Kreis Lörrach Umsetzung mit Augenmaß

Michael Werndorff
Das BTHG soll die Teilhabe von Menschen mit Behinderung verbessern. Foto: Archiv

Sozialausschuss: Bundesteilhabegesetz führt zu administrativem Mehraufwand.

Kreis Lörrach - Das Bundesteilhabegesetz (BTHG), das die Lage von Menschen mit Behinderungen verbessern soll, stellt die Kommunen in Deutschland vor Herausforderungen. Die Folgen sind noch nicht alle absehbar, doch schon jetzt zeigt sich, dass die Umsetzung für den Kreis Lörrach zu einem administrativen und wohl auch finanziellen Mehraufwand führen wird.

Den höheren Verwaltungsaufwand will Dirk Werner, Leiter des Fachbereichs Soziales im Landratsamt, daher mit Augenmaß umsetzen, wie er im Rahmen der jüngsten Sitzung des Sozialausschusses des Kreistags ankündigte. Das neue BTHG gilt seit Januar 2017 und wird stufenweise bis 2023 in Kraft gesetzt, führte Werner aus. In der ersten Stufe wurden unter anderem die Einkommen- und Vermögensfreigrenzen erhöht sowie eine Anhebung des Einkommensfreibetrags in den Werkstätten für behinderte Menschen beschlossen.

Mit der zweiten Stufe des BTHG ab 2018 – seither sind die Stadt- und Landkreise zuständige Träger der Eingliederungshilfe und für die Umsetzung zuständig – wurde ein einheitliches Instrument zur Bedarfserkennung und -ermittlung eingeführt, das sich derzeit in einigen Kreisen in der Testphase befindet, wie aus der Sitzungsvorlage hervorgeht.

Dieser ist auch zu entnehmen, dass ab 2018 in jedem Einzelfall ein umfangreiches Gesamtplanverfahren durchgeführt werden muss. Bisher wurde ein einfacheres Verfahren hauptsächlich im Bereich des stationären Wohnens und bei einem veränderten Hilfebedarf durchgeführt.
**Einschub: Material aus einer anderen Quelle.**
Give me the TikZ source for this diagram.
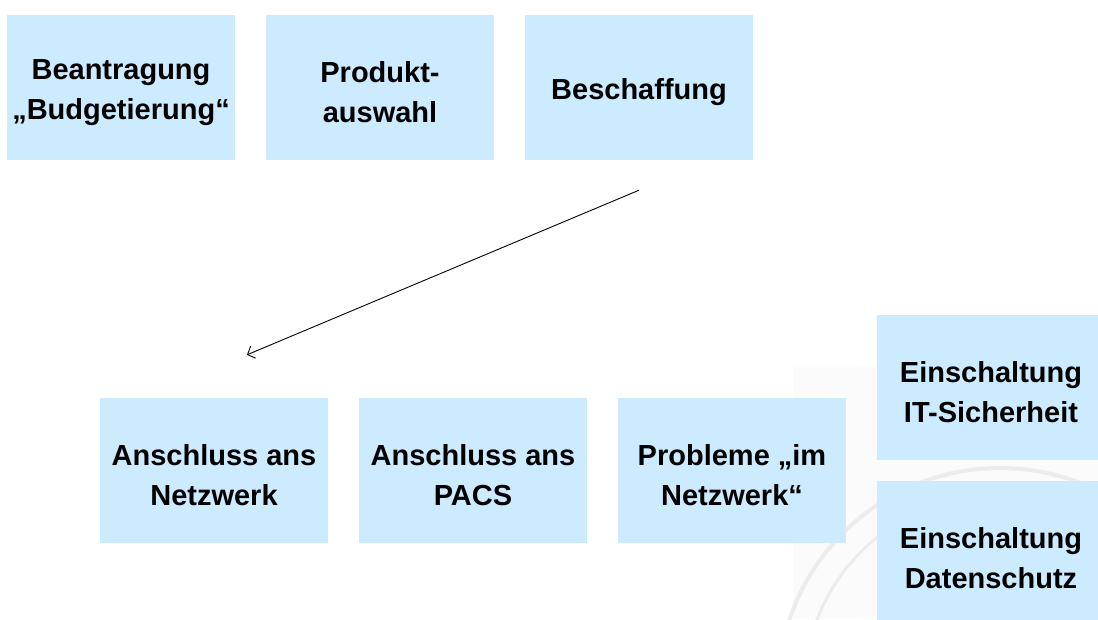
\documentclass[tikz,border=0pt]{standalone}
\usepackage{fontspec}
\setmainfont{Liberation Sans}
\usetikzlibrary{calc,arrows.meta}
\definecolor{boxblue}{RGB}{204,235,255}
\definecolor{sealgray}{RGB}{236,236,236}
\definecolor{hazegray}{RGB}{251,251,251}
% a taller first line pushes each text block a little below the box centre
\newcommand{\firstline}{\rule{0pt}{30pt}}
\tikzset{
  stepbox/.style={fill=boxblue, draw=none, minimum width=228pt, minimum height=145pt,
    inner sep=0pt, align=center,
    font=\fontsize{29pt}{40pt}\selectfont\bfseries},
  flow/.style={draw=black, line width=0.9pt, -{Straight Barb[length=6pt,width=13pt]}}
}
\begin{document}
\begin{tikzpicture}[x=1pt,y=-1pt]
  \useasboundingbox (0,0) rectangle (1098,619);
  \clip (0,0) rectangle (1098,619);
  % faint seal in the lower right corner
  \fill[hazegray] (793,367) rectangle (1098,619);
  \draw[sealgray, line width=4pt] (1000,690) circle[radius=222];
  \draw[sealgray, line width=3pt] (1000,690) circle[radius=196];
  % upper row
  \node[stepbox] (b1) at (121,87.5) {\firstline Beantragung\\„Budgetierung“};
  \node[stepbox] (b2) at (380,87.5) {\firstline Produkt-\\auswahl};
  \node[stepbox] (b3) at (639,87.5) {\firstline Beschaffung};
  % lower row
  \node[stepbox] (b4) at (214,470.5) {\firstline Anschluss ans\\Netzwerk};
  \node[stepbox] (b5) at (473,470.5) {\firstline Anschluss ans\\PACS};
  \node[stepbox] (b6) at (732,470.5) {\firstline Probleme „im\\Netzwerk“};
  % right column
  \node[stepbox] (b7) at (991,387.5) {\firstline Einschaltung\\IT-Sicherheit};
  \node[stepbox] (b8) at (991,553.5) {\firstline Einschaltung\\Datenschutz};
  % connector
  \coordinate (from) at ($(b3.south)+(0,30)$);
  \coordinate (to) at ($(b4.north)+(33,-43)$);
  \draw[flow] (from) -- (to);
\end{tikzpicture}
\end{document}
Neues Leistungsrecht gilt ab 2020

Wie Werner zu dem berichtete, gilt ab 2020 ein neues Leistungsrecht, in dem nicht mehr nach stationärem, teilstationären und ambulanten Hilfen unterschieden wird. Dann wird es nur noch existenzsichernde Leistungen zum Lebensunterhalt und Fachleistungen geben. Beide Leistungen müssen getrennt beantragt und entschieden werden, war weiter zu erfahren. „Das bedeutet, dass aus einem Fall zwei werden“, verwies der Fachbereichsleiter auf einen steigenden Arbeitsaufwand.

Die Verdoppelung der Fallzahlen bei unveränderter Menge der Leistungsempfänger werde auch unmittelbaren Einfluss auf den Personalbedarf haben. Landesweit brauche es 150 Mitarbeiter mehr, erklärte Werner. Der Kreis habe aber noch keine Anstrengung unternommen, Personal aufzubauen. In einem weiteren Schritt ab dem Jahr 2023 wird der anspruchsberechtigte Personenkreis neu definiert.
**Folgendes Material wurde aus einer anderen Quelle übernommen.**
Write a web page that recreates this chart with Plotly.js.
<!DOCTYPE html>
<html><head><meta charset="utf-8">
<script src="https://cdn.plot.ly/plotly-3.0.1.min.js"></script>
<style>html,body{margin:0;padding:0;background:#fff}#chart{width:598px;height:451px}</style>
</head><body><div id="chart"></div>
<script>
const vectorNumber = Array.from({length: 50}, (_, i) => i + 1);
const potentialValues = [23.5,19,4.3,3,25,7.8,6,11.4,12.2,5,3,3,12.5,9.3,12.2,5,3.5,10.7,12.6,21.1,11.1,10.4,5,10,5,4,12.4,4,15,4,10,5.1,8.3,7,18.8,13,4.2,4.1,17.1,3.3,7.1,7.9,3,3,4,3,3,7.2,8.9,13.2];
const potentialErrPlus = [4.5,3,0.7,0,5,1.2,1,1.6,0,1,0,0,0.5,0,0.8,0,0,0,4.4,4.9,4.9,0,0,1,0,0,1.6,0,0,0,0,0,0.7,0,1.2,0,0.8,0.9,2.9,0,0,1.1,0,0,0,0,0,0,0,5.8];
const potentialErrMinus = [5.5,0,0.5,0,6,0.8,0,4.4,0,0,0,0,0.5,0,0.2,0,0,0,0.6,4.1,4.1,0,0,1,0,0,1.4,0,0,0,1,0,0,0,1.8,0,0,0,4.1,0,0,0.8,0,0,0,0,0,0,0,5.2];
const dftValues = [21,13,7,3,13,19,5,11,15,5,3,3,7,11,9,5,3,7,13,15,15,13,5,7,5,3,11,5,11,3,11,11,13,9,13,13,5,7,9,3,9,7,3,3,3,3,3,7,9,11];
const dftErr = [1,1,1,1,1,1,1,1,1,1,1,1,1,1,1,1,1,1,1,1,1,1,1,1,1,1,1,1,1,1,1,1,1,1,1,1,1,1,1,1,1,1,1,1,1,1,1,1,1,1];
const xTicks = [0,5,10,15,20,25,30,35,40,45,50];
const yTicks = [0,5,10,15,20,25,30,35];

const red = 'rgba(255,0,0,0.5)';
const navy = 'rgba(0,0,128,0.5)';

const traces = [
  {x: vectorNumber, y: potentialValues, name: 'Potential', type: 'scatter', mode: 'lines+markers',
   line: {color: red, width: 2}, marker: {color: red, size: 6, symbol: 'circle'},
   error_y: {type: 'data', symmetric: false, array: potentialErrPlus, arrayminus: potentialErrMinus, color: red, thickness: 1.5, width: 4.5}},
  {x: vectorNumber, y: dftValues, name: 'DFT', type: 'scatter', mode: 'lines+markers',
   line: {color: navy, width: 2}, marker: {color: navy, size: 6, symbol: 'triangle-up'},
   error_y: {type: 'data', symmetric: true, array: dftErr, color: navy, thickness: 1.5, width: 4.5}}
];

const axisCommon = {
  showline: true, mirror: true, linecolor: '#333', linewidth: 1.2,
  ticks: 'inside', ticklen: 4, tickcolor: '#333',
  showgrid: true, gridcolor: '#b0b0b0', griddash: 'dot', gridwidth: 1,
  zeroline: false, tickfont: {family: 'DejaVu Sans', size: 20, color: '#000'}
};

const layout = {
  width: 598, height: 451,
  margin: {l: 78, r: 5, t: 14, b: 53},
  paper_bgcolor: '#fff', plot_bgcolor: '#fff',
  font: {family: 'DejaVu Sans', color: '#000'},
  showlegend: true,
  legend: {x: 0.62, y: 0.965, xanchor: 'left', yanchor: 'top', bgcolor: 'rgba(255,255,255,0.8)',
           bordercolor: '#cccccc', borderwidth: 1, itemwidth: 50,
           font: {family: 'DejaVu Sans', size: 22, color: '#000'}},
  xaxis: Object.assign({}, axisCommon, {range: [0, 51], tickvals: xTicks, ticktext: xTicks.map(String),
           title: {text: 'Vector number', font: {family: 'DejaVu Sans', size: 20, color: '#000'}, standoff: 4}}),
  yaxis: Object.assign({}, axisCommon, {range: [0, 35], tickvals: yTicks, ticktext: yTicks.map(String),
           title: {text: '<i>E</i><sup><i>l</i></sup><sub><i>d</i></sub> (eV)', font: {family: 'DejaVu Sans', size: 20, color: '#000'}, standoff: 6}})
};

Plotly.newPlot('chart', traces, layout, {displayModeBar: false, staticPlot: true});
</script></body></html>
Mit Blick auf die finanziellen Auswirkungen steht fest, dass das Land die Deckung des Mehrbedarf durch die Umsetzung des BTHG erst ab 2020 zugesichert hat. Zur Abgeltung der bereits in den Jahren 2017 bis 2019 entstehenden Kosten wurde in der gemeinsamen Finanzkommission eine Gesamtsumme von 50 Millionen Euro vereinbart. Auf den heimischen Kreis entfallen für diese Periode 824 300 Euro.
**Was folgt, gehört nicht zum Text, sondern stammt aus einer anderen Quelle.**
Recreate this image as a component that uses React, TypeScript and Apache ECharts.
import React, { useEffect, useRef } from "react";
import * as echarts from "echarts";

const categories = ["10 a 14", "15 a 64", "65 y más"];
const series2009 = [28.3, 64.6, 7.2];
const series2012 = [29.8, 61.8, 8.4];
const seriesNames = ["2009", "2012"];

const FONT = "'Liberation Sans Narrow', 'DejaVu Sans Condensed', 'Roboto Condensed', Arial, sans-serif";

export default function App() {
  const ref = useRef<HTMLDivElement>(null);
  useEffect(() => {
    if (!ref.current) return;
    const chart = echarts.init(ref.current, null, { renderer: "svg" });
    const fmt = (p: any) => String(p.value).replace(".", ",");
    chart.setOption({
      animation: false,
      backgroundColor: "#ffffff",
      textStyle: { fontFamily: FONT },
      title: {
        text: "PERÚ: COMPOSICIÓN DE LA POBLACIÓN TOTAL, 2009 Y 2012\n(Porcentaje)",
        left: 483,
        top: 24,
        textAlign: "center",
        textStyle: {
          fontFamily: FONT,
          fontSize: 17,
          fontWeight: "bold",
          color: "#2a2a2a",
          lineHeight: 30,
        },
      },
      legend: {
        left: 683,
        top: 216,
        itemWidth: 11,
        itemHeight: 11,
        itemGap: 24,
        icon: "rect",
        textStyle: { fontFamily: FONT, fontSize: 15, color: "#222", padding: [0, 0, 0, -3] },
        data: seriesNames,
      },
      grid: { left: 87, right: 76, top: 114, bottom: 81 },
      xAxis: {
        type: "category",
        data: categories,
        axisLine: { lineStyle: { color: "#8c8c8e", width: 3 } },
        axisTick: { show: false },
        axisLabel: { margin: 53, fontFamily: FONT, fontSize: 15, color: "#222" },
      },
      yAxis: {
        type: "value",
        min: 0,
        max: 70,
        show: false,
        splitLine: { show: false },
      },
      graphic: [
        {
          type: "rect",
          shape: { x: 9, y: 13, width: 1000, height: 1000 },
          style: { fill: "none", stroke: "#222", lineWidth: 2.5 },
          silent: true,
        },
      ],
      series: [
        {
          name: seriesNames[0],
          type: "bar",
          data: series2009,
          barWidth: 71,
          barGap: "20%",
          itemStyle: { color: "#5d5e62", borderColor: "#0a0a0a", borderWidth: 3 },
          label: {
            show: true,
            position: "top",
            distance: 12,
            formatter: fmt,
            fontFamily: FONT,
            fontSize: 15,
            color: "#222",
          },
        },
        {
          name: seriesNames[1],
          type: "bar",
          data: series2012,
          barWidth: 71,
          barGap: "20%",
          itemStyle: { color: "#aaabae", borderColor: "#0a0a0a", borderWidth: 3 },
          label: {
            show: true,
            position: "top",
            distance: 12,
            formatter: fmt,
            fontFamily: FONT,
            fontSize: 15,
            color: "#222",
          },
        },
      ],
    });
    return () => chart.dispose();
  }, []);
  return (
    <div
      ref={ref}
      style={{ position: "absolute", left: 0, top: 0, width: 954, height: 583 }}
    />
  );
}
Deutliche Kritik übte Christian Renkert (CDU). Es sei erschreckend, wie die Komplexität der Dinge steige, ohne dass es für Betroffene zu Verbesserungen komme. Dass ein solches Regelwerk nicht begrüßenswert sei, merkte Landrätin Marion Dammann an. Und: Die Aussage, dass die Umsetzung für die Kommunen kostenneutral erfolgen soll, bezweifelt sie: „Das löst bei mir ein Achtsamkeitssyndrom aus“, zeigte sich Dammann kritisch.